Ci sono poi due canzoni, la
Canzone di Therru e
La Canzone del Tempo. La prima è una novità assoluta, in quanto prima canzone diegetica dello studio. La canta appunto Therru, in una sequenza che, priva di qualsivoglia introduzione o accompagnamento strumentale, può apparire ridicola agli occhi dei più. Un effetto che si sarebbe potuto evitare se l'avessero - sacrilegio! - tradotta, certo a scapito di quel tipo di pubblico che sverrebbe anche solo a sentire una cosa simile. Tuttavia ritengo che senza sottotitoli, la scena avrebbe avuto ben altro effetto. La seconda è invece una classicissima canzone finale, che da sempre chiude i film ghibli. A differenza di
Howl o
Kiki dove parte all'improvviso, e chiude tutto in pochi secondi, ho trovato qui una maggior calma, come se Goro, volendo tirare il fiato, avesse voluto evitare la più frequente sbavatura registica paterna, ovvero i finali frettolosi.

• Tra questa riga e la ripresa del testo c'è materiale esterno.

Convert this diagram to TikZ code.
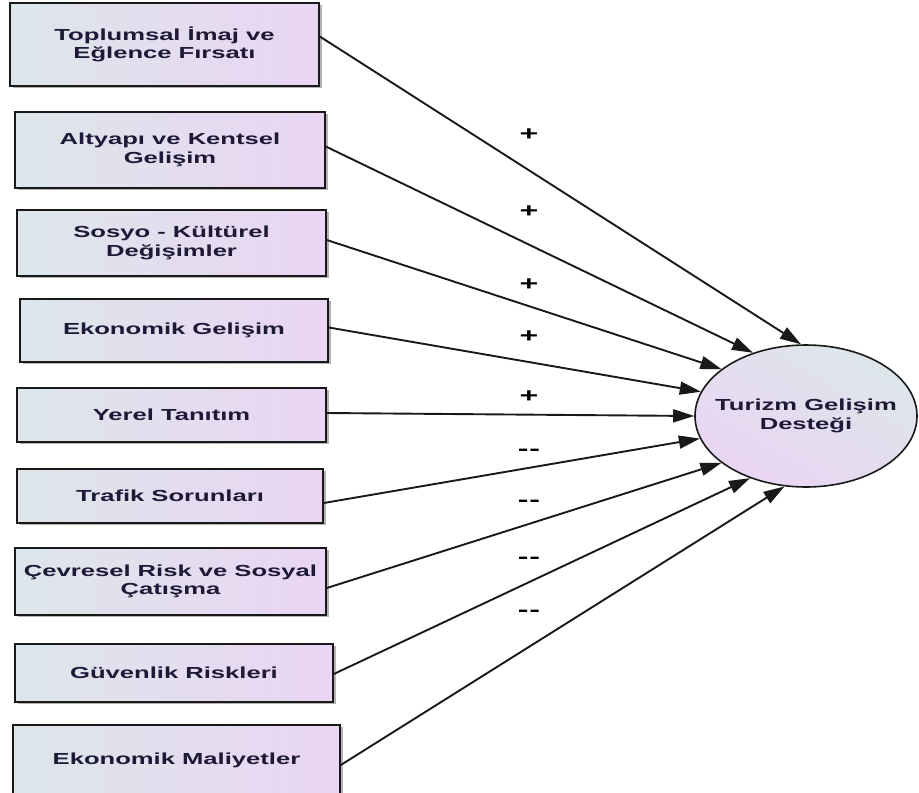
\documentclass[tikz,border=0pt]{standalone}
\usepackage{fontspec}
\setmainfont{Liberation Sans}[FakeStretch=1.6]
\usetikzlibrary{arrows.meta,shadows,shapes.geometric}
\definecolor{txt}{RGB}{30,25,55}
\definecolor{lft}{RGB}{221,230,234}
\definecolor{rgt}{RGB}{234,213,243}
\begin{document}
\begin{tikzpicture}[x=1pt,y=-1pt,
  box/.style={draw=black!90, line width=1.6pt, left color=lft, right color=rgt,
    inner sep=0pt, align=center, text=txt,
    font=\bfseries\fontsize{16}{18.5}\selectfont,
    drop shadow={shadow xshift=2.5pt, shadow yshift=-2pt, fill=black!50, opacity=0.6}},
  ell/.style={ellipse, draw=black!90, line width=1.6pt, shading=axis,
    top color=lft, bottom color=rgt, shading angle=-30,
    inner xsep=-20pt, inner ysep=0pt, align=center, text=txt,
    font=\bfseries\fontsize{16}{18.5}\selectfont},
  conn/.style={line width=1.9pt, draw=black!90, -{Triangle[length=21pt,width=13pt]}},
  sign/.style={inner sep=0pt, text=black, font=\bfseries\fontsize{20}{20}\selectfont}]
\useasboundingbox (0,0) rectangle (919,793);
\node[box, minimum width=309pt, minimum height=83pt] (b1) at (164.5,44.5) {Toplumsal İmaj ve\\Eğlence Fırsatı};
\node[box, minimum width=310pt, minimum height=76pt] (b2) at (170,150) {Altyapı ve Kentsel\\Gelişim};
\node[box, minimum width=309pt, minimum height=66pt] (b3) at (171.5,243) {Sosyo - Kültürel\\Değişimler};
\node[box, minimum width=308pt, minimum height=63pt] (b4) at (174,330.5) {Ekonomik Gelişim};
\node[box, minimum width=309pt, minimum height=54pt] (b5) at (171.5,415) {Yerel Tanıtım};
\node[box, minimum width=306pt, minimum height=54pt] (b6) at (170,496) {Trafik Sorunları};
\node[box, minimum width=311pt, minimum height=67pt] (b7) at (170.5,581.5) {Çevresel Risk ve Sosyal\\Çatışma};
\node[box, minimum width=318pt, minimum height=58pt] (b8) at (174,673) {Güvenlik Riskleri};
\node[box, minimum width=327pt, minimum height=70pt] (b9) at (176.5,760) {Ekonomik Maliyetler};
\node[ell, minimum width=222pt, minimum height=142pt] (c) at (806,416) {Turizm Gelişim\\Desteği};
\draw[conn] ([yshift=8pt]b1.east) -- (c.94.8);
\draw[conn] ([yshift=3.5pt]b2.east) -- (c.130.1);
\draw[conn] ([yshift=3pt]b3.east) -- (c.151.9);
\draw[conn] ([yshift=3pt]b4.east) -- (c.167.2);
\draw[conn] ([yshift=2pt]b5.east) -- (c.180);
\draw[conn] ([yshift=-7pt]b6.east) -- (c.192.5);
\draw[conn] ([yshift=-6.5pt]b7.east) -- (c.209.1);
\draw[conn] ([yshift=-1pt]b8.east) -- (c.228.8);
\draw[conn] ([yshift=-5pt]b9.east) -- (c.253);
\node[sign] (s1) at (529,135) {+};
\node[sign] (s2) at (529,212) {+};
\node[sign] (s3) at (529,285) {+};
\node[sign] (s4) at (529,337) {+};
\node[sign] (s5) at (529,397) {+};
\node[sign] (s6) at (529,452) {-\kern1pt-};
\node[sign] (s7) at (529,503) {-\kern1pt-};
\node[sign] (s8) at (529,560) {-\kern1pt-};
\node[sign] (s9) at (529,613) {-\kern1pt-};
\end{tikzpicture}
\end{document}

Gedo Senki pur lasciando interrogativi dietro di sè, si chiude in modo indolore, con un finale che rimanda un po' a Mononoke, anche se con una maggior positività, e soprattutto senza quella solita sensazione di fretta dannata.
In conclusione, spero siano chiari i motivi per cui non me la sento proprio di dare addosso a
Gedo Senki. Goro ha saputo raccontarmi una storia, una storia che ho gradito (anche per via delle frequentissime reminescenze Zeldiane), capito, assorbito e metabolizzato DURANTE la visione. Una storia forse più piatta di quelle paterne, tuttavia non priva di una morale affascinante e sensata. Con meno trovate visionarie, certo, ma ricca di atmosfera e sceneggiata con una certa lucidità. Un film più che onesto e di buona fattura. E ora lapidatemi, ghibliani.